Dataset excerpt:
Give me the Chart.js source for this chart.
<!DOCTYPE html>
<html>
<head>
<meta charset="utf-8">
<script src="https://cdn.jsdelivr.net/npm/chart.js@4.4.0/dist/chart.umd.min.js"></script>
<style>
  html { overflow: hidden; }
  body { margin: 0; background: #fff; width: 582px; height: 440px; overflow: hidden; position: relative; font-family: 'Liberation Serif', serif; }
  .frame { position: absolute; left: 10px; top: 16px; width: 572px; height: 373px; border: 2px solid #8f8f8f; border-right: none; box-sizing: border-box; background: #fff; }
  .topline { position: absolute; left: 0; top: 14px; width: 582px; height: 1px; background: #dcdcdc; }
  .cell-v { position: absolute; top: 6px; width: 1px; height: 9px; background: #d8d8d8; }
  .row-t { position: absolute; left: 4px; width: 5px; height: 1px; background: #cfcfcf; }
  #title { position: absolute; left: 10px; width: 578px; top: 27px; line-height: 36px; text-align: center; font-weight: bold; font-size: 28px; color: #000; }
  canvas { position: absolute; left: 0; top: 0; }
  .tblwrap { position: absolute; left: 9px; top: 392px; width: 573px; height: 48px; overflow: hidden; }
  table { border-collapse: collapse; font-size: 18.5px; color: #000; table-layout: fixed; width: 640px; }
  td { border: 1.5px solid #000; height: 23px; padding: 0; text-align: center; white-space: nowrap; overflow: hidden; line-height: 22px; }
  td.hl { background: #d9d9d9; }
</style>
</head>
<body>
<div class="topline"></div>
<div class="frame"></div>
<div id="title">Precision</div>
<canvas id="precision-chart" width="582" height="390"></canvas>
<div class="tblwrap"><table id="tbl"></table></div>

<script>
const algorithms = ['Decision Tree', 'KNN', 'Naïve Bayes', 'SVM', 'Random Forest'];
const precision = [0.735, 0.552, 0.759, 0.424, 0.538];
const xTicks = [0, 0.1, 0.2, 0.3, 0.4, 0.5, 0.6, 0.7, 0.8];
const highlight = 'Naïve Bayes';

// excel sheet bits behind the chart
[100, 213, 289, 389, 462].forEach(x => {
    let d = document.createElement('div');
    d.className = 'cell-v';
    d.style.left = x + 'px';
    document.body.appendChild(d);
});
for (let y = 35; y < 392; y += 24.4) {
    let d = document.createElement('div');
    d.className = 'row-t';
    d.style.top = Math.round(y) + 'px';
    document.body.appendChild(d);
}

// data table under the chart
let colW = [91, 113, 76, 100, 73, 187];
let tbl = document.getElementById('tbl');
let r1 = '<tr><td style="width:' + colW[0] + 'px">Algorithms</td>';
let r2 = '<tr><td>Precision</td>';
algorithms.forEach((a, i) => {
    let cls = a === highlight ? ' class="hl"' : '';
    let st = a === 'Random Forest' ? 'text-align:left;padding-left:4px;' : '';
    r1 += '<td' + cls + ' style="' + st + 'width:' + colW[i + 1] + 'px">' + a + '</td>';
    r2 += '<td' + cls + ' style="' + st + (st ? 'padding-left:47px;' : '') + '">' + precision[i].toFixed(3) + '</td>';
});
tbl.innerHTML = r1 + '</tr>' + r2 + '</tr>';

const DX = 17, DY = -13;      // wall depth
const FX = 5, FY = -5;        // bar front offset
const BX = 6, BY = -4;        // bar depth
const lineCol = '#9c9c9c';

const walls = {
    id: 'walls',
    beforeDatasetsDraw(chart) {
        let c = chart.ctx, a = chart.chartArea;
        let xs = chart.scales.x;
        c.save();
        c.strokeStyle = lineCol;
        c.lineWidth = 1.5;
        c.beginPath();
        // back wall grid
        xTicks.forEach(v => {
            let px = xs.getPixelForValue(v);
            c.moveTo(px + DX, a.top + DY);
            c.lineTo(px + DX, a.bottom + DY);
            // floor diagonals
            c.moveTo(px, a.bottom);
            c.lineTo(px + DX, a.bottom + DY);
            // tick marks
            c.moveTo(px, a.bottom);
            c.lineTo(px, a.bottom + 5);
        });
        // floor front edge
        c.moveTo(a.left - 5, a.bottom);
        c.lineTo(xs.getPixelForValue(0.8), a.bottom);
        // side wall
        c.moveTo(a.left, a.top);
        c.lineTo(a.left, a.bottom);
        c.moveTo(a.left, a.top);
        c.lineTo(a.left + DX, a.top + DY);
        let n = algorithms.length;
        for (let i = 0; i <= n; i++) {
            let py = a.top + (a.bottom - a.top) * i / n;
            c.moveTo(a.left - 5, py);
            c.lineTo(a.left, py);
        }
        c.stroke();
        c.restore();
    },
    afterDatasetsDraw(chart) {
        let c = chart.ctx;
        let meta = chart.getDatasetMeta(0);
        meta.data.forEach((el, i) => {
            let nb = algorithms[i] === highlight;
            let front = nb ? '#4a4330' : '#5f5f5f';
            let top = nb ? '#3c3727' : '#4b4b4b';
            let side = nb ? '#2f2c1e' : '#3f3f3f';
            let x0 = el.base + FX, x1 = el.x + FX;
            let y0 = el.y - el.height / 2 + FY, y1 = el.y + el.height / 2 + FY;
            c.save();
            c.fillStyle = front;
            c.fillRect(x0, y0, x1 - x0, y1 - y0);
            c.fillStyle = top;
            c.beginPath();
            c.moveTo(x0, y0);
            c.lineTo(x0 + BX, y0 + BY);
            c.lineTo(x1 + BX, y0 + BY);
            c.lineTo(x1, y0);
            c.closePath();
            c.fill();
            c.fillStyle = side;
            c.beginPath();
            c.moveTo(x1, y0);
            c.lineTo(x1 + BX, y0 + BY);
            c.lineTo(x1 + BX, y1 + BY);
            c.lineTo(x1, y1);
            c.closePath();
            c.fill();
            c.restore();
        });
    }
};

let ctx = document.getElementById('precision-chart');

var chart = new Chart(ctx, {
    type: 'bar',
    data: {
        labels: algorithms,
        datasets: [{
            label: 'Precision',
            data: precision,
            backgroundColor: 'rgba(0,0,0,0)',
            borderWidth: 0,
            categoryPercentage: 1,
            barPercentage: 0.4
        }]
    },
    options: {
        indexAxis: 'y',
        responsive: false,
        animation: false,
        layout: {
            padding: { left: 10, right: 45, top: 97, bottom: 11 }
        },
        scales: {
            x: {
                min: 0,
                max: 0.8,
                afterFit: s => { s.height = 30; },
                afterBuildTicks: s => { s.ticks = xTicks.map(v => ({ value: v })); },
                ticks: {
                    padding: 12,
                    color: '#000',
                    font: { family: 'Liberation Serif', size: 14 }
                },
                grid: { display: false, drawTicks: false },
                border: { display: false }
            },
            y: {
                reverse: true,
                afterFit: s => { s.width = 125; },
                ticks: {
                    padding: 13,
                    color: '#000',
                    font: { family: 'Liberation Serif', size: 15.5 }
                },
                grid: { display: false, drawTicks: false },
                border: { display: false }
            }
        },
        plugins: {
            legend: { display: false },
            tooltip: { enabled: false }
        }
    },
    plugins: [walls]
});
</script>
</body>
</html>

What is required: Take the material above and return all of it exactly.

Solution to the exercise:
Give me the Chart.js source for this chart.
<!DOCTYPE html>
<html>
<head>
<meta charset="utf-8">
<script src="https://cdn.jsdelivr.net/npm/chart.js@4.4.0/dist/chart.umd.min.js"></script>
<style>
  html { overflow: hidden; }
  body { margin: 0; background: #fff; width: 582px; height: 440px; overflow: hidden; position: relative; font-family: 'Liberation Serif', serif; }
  .frame { position: absolute; left: 10px; top: 16px; width: 572px; height: 373px; border: 2px solid #8f8f8f; border-right: none; box-sizing: border-box; background: #fff; }
  .topline { position: absolute; left: 0; top: 14px; width: 582px; height: 1px; background: #dcdcdc; }
  .cell-v { position: absolute; top: 6px; width: 1px; height: 9px; background: #d8d8d8; }
  .row-t { position: absolute; left: 4px; width: 5px; height: 1px; background: #cfcfcf; }
  #title { position: absolute; left: 10px; width: 578px; top: 27px; line-height: 36px; text-align: center; font-weight: bold; font-size: 28px; color: #000; }
  canvas { position: absolute; left: 0; top: 0; }
  .tblwrap { position: absolute; left: 9px; top: 392px; width: 573px; height: 48px; overflow: hidden; }
  table { border-collapse: collapse; font-size: 18.5px; color: #000; table-layout: fixed; width: 640px; }
  td { border: 1.5px solid #000; height: 23px; padding: 0; text-align: center; white-space: nowrap; overflow: hidden; line-height: 22px; }
  td.hl { background: #d9d9d9; }
</style>
</head>
<body>
<div class="topline"></div>
<div class="frame"></div>
<div id="title">Precision</div>
<canvas id="precision-chart" width="582" height="390"></canvas>
<div class="tblwrap"><table id="tbl"></table></div>

<script>
const algorithms = ['Decision Tree', 'KNN', 'Naïve Bayes', 'SVM', 'Random Forest'];
const precision = [0.735, 0.552, 0.759, 0.424, 0.538];
const xTicks = [0, 0.1, 0.2, 0.3, 0.4, 0.5, 0.6, 0.7, 0.8];
const highlight = 'Naïve Bayes';

// excel sheet bits behind the chart
[100, 213, 289, 389, 462].forEach(x => {
    let d = document.createElement('div');
    d.className = 'cell-v';
    d.style.left = x + 'px';
    document.body.appendChild(d);
});
for (let y = 35; y < 392; y += 24.4) {
    let d = document.createElement('div');
    d.className = 'row-t';
    d.style.top = Math.round(y) + 'px';
    document.body.appendChild(d);
}

// data table under the chart
let colW = [91, 113, 76, 100, 73, 187];
let tbl = document.getElementById('tbl');
let r1 = '<tr><td style="width:' + colW[0] + 'px">Algorithms</td>';
let r2 = '<tr><td>Precision</td>';
algorithms.forEach((a, i) => {
    let cls = a === highlight ? ' class="hl"' : '';
    let st = a === 'Random Forest' ? 'text-align:left;padding-left:4px;' : '';
    r1 += '<td' + cls + ' style="' + st + 'width:' + colW[i + 1] + 'px">' + a + '</td>';
    r2 += '<td' + cls + ' style="' + st + (st ? 'padding-left:47px;' : '') + '">' + precision[i].toFixed(3) + '</td>';
});
tbl.innerHTML = r1 + '</tr>' + r2 + '</tr>';

const DX = 17, DY = -13;      // wall depth
const FX = 5, FY = -5;        // bar front offset
const BX = 6, BY = -4;        // bar depth
const lineCol = '#9c9c9c';

const walls = {
    id: 'walls',
    beforeDatasetsDraw(chart) {
        let c = chart.ctx, a = chart.chartArea;
        let xs = chart.scales.x;
        c.save();
        c.strokeStyle = lineCol;
        c.lineWidth = 1.5;
        c.beginPath();
        // back wall grid
        xTicks.forEach(v => {
            let px = xs.getPixelForValue(v);
            c.moveTo(px + DX, a.top + DY);
            c.lineTo(px + DX, a.bottom + DY);
            // floor diagonals
            c.moveTo(px, a.bottom);
            c.lineTo(px + DX, a.bottom + DY);
            // tick marks
            c.moveTo(px, a.bottom);
            c.lineTo(px, a.bottom + 5);
        });
        // floor front edge
        c.moveTo(a.left - 5, a.bottom);
        c.lineTo(xs.getPixelForValue(0.8), a.bottom);
        // side wall
        c.moveTo(a.left, a.top);
        c.lineTo(a.left, a.bottom);
        c.moveTo(a.left, a.top);
        c.lineTo(a.left + DX, a.top + DY);
        let n = algorithms.length;
        for (let i = 0; i <= n; i++) {
            let py = a.top + (a.bottom - a.top) * i / n;
            c.moveTo(a.left - 5, py);
            c.lineTo(a.left, py);
        }
        c.stroke();
        c.restore();
    },
    afterDatasetsDraw(chart) {
        let c = chart.ctx;
        let meta = chart.getDatasetMeta(0);
        meta.data.forEach((el, i) => {
            let nb = algorithms[i] === highlight;
            let front = nb ? '#4a4330' : '#5f5f5f';
            let top = nb ? '#3c3727' : '#4b4b4b';
            let side = nb ? '#2f2c1e' : '#3f3f3f';
            let x0 = el.base + FX, x1 = el.x + FX;
            let y0 = el.y - el.height / 2 + FY, y1 = el.y + el.height / 2 + FY;
            c.save();
            c.fillStyle = front;
            c.fillRect(x0, y0, x1 - x0, y1 - y0);
            c.fillStyle = top;
            c.beginPath();
            c.moveTo(x0, y0);
            c.lineTo(x0 + BX, y0 + BY);
            c.lineTo(x1 + BX, y0 + BY);
            c.lineTo(x1, y0);
            c.closePath();
            c.fill();
            c.fillStyle = side;
            c.beginPath();
            c.moveTo(x1, y0);
            c.lineTo(x1 + BX, y0 + BY);
            c.lineTo(x1 + BX, y1 + BY);
            c.lineTo(x1, y1);
            c.closePath();
            c.fill();
            c.restore();
        });
    }
};

let ctx = document.getElementById('precision-chart');

var chart = new Chart(ctx, {
    type: 'bar',
    data: {
        labels: algorithms,
        datasets: [{
            label: 'Precision',
            data: precision,
            backgroundColor: 'rgba(0,0,0,0)',
            borderWidth: 0,
            categoryPercentage: 1,
            barPercentage: 0.4
        }]
    },
    options: {
        indexAxis: 'y',
        responsive: false,
        animation: false,
        layout: {
            padding: { left: 10, right: 45, top: 97, bottom: 11 }
        },
        scales: {
            x: {
                min: 0,
                max: 0.8,
                afterFit: s => { s.height = 30; },
                afterBuildTicks: s => { s.ticks = xTicks.map(v => ({ value: v })); },
                ticks: {
                    padding: 12,
                    color: '#000',
                    font: { family: 'Liberation Serif', size: 14 }
                },
                grid: { display: false, drawTicks: false },
                border: { display: false }
            },
            y: {
                reverse: true,
                afterFit: s => { s.width = 125; },
                ticks: {
                    padding: 13,
                    color: '#000',
                    font: { family: 'Liberation Serif', size: 15.5 }
                },
                grid: { display: false, drawTicks: false },
                border: { display: false }
            }
        },
        plugins: {
            legend: { display: false },
            tooltip: { enabled: false }
        }
    },
    plugins: [walls]
});
</script>
</body>
</html>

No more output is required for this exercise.